(To be done): Copy each line that has the string "matplotlib" somewhere in it.

===== Exercise inputs

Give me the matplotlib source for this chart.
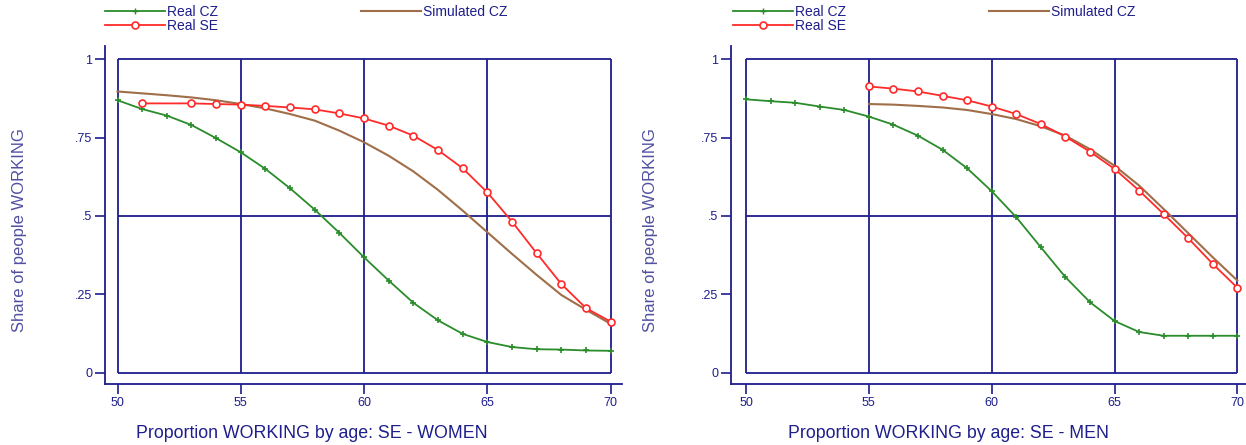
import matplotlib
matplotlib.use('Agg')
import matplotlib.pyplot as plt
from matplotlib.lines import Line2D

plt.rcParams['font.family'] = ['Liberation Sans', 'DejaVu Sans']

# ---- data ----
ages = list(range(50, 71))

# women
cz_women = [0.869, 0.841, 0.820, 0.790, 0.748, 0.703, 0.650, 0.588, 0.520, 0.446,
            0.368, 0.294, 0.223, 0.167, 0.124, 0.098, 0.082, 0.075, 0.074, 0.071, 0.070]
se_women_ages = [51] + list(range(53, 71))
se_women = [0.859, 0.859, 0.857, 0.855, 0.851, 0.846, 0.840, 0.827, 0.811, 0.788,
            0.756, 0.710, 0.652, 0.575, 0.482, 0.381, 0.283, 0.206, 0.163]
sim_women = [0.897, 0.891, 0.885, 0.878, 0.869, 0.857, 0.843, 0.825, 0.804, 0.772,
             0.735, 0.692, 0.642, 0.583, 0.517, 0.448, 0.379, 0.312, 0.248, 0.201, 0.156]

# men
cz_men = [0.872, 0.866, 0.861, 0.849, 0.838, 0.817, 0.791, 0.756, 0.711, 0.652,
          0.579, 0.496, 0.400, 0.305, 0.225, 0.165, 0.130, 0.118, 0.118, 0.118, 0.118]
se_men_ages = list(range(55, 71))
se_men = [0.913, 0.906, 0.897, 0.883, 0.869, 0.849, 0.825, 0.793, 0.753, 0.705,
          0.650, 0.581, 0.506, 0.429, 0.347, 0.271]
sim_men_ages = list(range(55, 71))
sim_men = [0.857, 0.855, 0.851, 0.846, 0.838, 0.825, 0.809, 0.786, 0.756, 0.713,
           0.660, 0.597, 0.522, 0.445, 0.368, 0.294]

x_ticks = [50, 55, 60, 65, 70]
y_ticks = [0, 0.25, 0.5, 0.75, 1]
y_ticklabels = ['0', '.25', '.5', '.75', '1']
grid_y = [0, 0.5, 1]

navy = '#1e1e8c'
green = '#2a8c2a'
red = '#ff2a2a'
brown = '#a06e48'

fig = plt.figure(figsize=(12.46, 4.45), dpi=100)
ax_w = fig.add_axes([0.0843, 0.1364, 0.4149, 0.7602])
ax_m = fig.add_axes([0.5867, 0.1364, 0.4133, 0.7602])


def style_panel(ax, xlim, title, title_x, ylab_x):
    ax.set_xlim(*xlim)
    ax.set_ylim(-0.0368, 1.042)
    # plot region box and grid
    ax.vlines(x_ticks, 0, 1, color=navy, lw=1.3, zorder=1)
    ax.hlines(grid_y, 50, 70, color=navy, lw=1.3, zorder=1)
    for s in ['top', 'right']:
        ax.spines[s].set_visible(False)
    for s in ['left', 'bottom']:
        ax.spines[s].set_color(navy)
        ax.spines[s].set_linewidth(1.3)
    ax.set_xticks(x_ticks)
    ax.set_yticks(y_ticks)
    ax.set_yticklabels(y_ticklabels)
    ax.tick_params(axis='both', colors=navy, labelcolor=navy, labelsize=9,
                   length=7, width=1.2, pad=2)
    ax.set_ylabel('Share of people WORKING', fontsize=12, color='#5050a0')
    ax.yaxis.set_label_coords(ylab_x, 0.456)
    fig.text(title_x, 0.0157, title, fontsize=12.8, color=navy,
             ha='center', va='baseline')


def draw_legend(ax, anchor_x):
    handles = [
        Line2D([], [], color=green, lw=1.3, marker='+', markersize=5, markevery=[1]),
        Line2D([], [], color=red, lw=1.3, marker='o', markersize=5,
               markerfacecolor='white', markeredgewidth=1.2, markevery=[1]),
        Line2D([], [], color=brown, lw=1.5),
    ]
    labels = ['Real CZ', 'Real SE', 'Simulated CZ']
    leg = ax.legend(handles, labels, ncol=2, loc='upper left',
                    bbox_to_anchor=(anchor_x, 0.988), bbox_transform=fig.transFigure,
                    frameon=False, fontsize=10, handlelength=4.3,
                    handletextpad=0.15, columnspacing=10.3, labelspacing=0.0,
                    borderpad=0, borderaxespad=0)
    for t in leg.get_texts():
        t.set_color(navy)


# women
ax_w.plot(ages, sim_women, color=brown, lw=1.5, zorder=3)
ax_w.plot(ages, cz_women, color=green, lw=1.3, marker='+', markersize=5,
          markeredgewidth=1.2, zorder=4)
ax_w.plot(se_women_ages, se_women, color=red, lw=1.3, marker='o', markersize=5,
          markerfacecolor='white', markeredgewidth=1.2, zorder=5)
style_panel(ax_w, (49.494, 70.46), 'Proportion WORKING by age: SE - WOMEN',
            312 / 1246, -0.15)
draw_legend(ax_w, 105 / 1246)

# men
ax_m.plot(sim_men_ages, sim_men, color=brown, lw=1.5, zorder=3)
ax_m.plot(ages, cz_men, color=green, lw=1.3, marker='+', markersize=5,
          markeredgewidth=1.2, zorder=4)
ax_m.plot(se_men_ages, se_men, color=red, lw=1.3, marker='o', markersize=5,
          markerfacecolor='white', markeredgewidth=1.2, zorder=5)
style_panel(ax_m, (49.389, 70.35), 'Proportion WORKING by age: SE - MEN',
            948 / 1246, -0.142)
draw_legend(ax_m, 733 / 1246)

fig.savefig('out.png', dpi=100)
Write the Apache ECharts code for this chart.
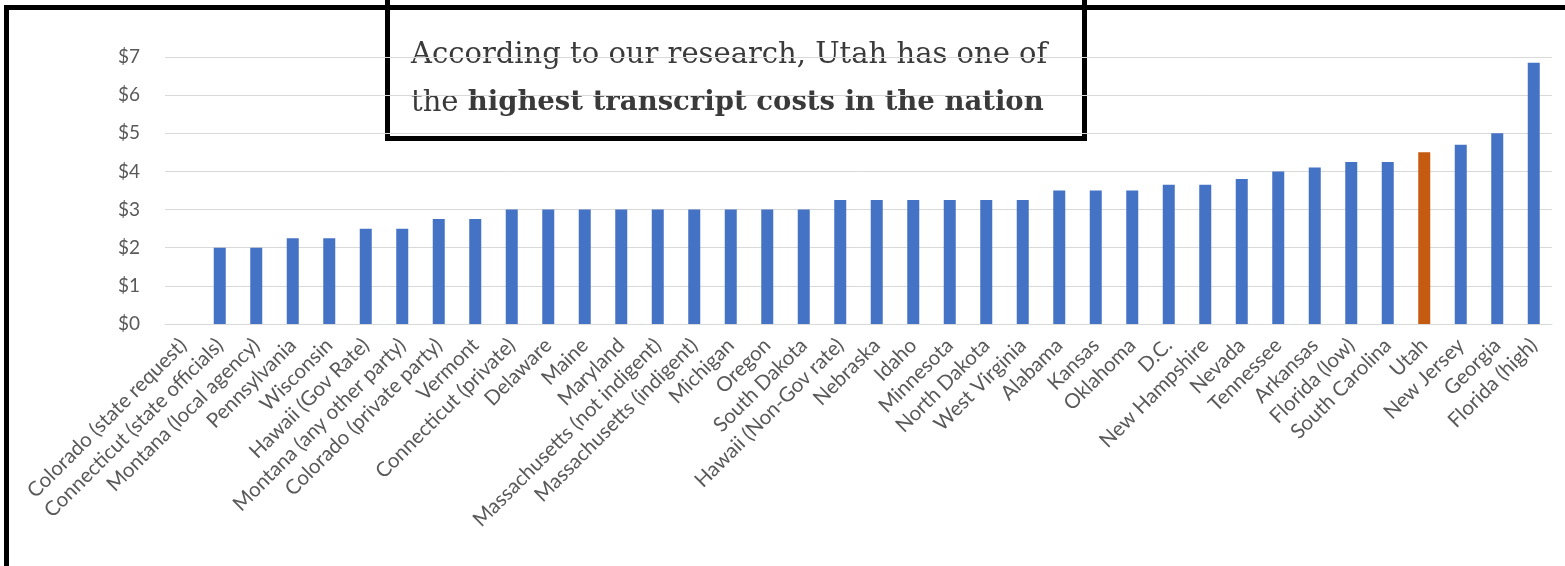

==========

(Problem solution):
Give me the matplotlib source for this chart.
import matplotlib
matplotlib.use('Agg')
import matplotlib.pyplot as plt
from matplotlib.lines import Line2D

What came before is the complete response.